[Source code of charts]
====
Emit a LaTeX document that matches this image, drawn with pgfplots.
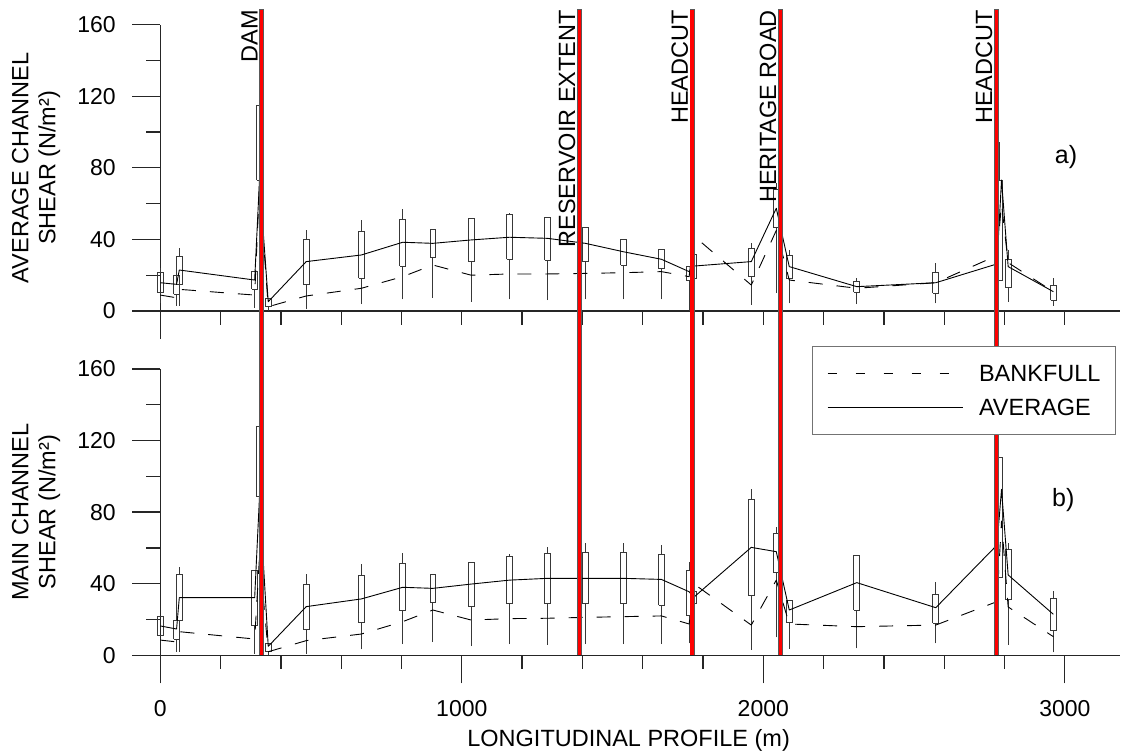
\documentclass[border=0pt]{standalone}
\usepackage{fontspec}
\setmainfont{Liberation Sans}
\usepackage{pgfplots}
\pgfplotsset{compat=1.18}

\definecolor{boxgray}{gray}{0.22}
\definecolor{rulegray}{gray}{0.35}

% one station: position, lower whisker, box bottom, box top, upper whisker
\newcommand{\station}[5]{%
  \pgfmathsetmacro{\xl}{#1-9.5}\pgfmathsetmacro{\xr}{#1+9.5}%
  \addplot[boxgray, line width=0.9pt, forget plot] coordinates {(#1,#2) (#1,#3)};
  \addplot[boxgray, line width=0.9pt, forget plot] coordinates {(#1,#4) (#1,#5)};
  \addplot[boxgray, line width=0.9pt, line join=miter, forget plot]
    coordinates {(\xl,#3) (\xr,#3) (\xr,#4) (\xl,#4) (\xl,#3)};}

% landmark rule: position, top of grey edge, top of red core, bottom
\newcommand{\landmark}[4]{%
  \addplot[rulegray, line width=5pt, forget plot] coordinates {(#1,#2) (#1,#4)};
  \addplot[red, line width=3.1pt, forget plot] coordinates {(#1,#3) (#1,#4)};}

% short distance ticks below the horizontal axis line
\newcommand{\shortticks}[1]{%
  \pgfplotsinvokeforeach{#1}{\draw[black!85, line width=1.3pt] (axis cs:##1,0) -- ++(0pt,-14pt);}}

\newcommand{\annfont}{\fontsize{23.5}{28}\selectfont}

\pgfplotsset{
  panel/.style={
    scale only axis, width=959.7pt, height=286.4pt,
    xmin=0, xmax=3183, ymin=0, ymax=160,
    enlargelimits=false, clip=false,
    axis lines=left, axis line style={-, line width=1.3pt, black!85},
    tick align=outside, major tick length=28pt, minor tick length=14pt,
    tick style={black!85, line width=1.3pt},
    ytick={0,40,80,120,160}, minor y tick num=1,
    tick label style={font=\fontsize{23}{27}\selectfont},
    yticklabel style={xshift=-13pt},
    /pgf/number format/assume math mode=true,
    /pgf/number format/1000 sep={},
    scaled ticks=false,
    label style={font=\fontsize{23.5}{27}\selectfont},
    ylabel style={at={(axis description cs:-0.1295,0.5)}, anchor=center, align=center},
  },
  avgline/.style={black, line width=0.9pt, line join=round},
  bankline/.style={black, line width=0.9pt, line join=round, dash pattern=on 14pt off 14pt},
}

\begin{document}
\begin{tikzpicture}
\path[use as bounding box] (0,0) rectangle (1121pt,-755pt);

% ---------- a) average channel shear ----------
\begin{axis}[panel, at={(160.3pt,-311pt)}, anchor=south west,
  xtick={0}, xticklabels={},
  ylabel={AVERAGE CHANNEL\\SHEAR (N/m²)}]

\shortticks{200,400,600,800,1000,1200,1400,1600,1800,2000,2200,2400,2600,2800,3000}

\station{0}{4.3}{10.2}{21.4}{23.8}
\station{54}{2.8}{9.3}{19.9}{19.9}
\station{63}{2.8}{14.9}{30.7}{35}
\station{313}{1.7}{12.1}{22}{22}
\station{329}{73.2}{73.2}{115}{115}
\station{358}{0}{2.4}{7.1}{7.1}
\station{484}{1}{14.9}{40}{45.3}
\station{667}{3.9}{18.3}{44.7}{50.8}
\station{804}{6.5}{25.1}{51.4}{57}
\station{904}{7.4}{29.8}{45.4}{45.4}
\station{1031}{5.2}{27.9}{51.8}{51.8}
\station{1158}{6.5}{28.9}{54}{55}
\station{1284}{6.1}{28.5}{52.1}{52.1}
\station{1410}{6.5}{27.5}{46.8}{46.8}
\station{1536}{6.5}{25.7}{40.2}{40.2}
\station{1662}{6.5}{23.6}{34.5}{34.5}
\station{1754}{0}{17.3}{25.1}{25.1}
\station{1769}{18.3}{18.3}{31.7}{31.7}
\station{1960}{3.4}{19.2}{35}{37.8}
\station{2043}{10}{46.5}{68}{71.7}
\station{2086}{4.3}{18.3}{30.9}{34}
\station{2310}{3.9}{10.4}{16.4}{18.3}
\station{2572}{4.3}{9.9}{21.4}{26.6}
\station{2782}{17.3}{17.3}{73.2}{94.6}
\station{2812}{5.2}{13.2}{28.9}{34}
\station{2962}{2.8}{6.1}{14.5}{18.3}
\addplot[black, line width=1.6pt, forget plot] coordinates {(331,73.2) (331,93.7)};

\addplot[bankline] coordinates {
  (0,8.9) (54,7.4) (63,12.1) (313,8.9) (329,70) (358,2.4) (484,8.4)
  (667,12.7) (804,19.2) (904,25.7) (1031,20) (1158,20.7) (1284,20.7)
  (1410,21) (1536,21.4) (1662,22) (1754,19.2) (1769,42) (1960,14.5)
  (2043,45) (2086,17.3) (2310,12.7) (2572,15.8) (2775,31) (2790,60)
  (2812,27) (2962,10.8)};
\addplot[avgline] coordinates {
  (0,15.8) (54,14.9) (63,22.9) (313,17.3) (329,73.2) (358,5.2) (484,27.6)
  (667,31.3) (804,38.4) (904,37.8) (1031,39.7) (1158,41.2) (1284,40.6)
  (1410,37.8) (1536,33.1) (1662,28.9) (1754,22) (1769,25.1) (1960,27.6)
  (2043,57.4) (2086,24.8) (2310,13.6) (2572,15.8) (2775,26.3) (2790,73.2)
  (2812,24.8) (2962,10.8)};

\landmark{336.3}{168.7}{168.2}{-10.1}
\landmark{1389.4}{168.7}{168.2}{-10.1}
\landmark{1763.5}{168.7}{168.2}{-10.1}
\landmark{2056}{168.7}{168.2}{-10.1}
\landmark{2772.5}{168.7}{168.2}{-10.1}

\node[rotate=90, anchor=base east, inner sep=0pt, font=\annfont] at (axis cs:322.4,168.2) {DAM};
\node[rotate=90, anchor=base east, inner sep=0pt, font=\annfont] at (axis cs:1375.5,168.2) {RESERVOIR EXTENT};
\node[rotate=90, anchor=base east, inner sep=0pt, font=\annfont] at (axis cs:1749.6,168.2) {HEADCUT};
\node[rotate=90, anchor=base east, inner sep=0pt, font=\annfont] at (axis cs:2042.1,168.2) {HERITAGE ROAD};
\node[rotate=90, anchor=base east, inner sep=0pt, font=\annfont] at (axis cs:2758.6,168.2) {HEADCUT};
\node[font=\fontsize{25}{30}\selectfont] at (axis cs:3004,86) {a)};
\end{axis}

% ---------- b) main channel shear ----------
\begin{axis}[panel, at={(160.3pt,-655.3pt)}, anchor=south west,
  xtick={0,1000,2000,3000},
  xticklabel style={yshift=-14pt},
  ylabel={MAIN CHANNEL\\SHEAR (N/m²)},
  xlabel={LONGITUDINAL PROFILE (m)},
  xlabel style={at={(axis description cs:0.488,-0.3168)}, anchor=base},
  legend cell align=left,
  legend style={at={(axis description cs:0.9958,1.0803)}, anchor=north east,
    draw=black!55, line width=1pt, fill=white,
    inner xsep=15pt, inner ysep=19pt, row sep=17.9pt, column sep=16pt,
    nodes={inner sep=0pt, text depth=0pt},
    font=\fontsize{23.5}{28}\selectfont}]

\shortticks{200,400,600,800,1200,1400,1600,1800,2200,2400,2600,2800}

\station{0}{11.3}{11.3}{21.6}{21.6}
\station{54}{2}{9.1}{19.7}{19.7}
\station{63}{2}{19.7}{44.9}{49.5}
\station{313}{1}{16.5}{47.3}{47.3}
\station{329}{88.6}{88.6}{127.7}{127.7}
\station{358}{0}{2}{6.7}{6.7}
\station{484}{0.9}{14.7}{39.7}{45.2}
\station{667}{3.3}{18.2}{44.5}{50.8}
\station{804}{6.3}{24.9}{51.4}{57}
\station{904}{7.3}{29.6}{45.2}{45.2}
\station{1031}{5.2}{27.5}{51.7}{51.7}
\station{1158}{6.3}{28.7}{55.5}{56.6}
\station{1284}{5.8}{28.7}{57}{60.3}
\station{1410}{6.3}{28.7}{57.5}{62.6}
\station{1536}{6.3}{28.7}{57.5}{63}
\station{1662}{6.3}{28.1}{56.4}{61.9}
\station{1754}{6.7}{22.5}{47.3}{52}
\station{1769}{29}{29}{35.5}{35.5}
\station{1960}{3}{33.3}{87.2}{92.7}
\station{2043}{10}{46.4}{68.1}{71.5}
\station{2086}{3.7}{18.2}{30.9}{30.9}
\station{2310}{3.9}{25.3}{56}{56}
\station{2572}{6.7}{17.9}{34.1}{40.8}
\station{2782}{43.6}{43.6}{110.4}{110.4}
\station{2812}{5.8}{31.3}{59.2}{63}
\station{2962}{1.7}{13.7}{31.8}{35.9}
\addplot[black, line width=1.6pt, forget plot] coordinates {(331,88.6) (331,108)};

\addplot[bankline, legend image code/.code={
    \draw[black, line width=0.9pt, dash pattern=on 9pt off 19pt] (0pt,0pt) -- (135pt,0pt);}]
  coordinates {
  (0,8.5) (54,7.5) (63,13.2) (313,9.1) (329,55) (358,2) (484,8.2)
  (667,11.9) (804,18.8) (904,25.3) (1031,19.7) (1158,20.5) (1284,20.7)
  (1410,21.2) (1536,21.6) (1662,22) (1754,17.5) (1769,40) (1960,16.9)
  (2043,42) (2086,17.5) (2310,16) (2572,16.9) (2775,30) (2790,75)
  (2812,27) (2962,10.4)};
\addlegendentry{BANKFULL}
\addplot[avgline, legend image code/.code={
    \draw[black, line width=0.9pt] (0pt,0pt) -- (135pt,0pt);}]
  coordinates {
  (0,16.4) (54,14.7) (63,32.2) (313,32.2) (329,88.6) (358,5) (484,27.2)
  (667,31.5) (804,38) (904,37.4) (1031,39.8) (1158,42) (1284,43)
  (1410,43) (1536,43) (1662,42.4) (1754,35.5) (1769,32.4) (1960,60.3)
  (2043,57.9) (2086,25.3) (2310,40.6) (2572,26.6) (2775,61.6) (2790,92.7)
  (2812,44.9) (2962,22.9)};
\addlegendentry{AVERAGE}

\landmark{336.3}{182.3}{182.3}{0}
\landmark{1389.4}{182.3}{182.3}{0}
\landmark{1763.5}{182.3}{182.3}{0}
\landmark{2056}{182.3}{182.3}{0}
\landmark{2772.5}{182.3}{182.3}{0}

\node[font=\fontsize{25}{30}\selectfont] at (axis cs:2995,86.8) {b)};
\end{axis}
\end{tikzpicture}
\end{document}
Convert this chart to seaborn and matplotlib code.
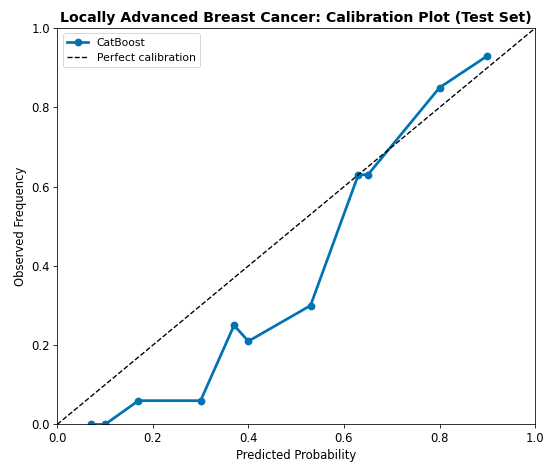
====
_EXERCISE REQUIREMENTS_: Extract each line holding the string "image".

_TASK SOLUTION_:
Emit a LaTeX document that matches this image, drawn with pgfplots.
\addplot[bankline, legend image code/.code={
\addplot[avgline, legend image code/.code={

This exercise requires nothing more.